Mail centre staff and network drivers are staging a 24-hour walkout, which will be swiftly followed by 78,000 delivery and collection staff staging a similar protest tomorrow (23 October)
However, Royal Mail has said that "its door is still open" to sign an agreement with the CWU, which it claimed was negotiated on Tuesday (20 October).
Mark Higson, managing director of Royal Mail, said: "My door is open and my phone is on and I am urging them again today to meet me so that we can all sign that agreement, get the strikes stopped and give us some peace in which we can get on with delivering Christmas for our customers.
"We have an agreement that was reached on Tuesday night and we had an agreement in 2007 - the real issue is not about getting agreements, it’s about the CWU leadership’s ability to deliver and honour them."
Earlier this week, Business secretary Lord Peter Mandelson warned that any prolonged strike action by Royal Mail members could force the Department for Health and NHS Trusts to look elsewhere for its delivery services.
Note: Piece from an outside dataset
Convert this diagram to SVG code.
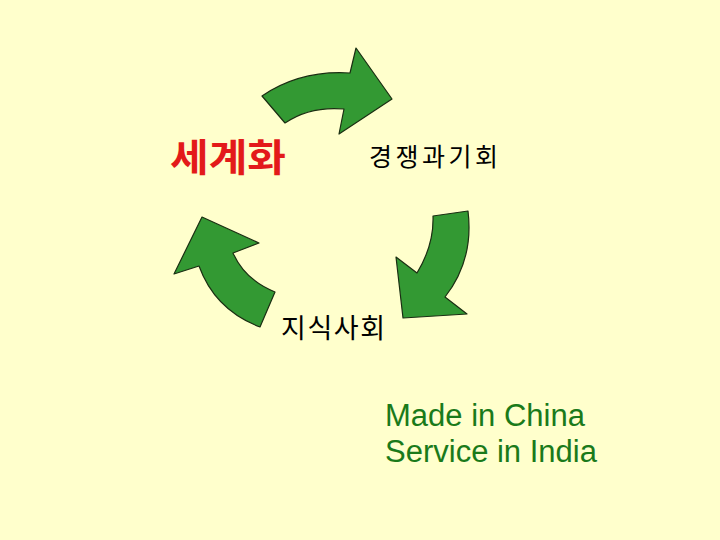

He said: "I very much regret what is happening. Candidly, I think it is totally self-defeating for our postal services and those who work to deliver them."
But while the strike action has proved a headache for many businesses, other companies are benefiting from the current situation.
Dominic Duffy, managing director at Ceros, which provides an interactive online publication platform, said: "Publishers want to be seen to be doing something and we can help out, from a business sense.
"We're offering a service that helps publishers get over the postal strike, and we're handling many more titles specifically because of the strike. It has brought some new clients to our door."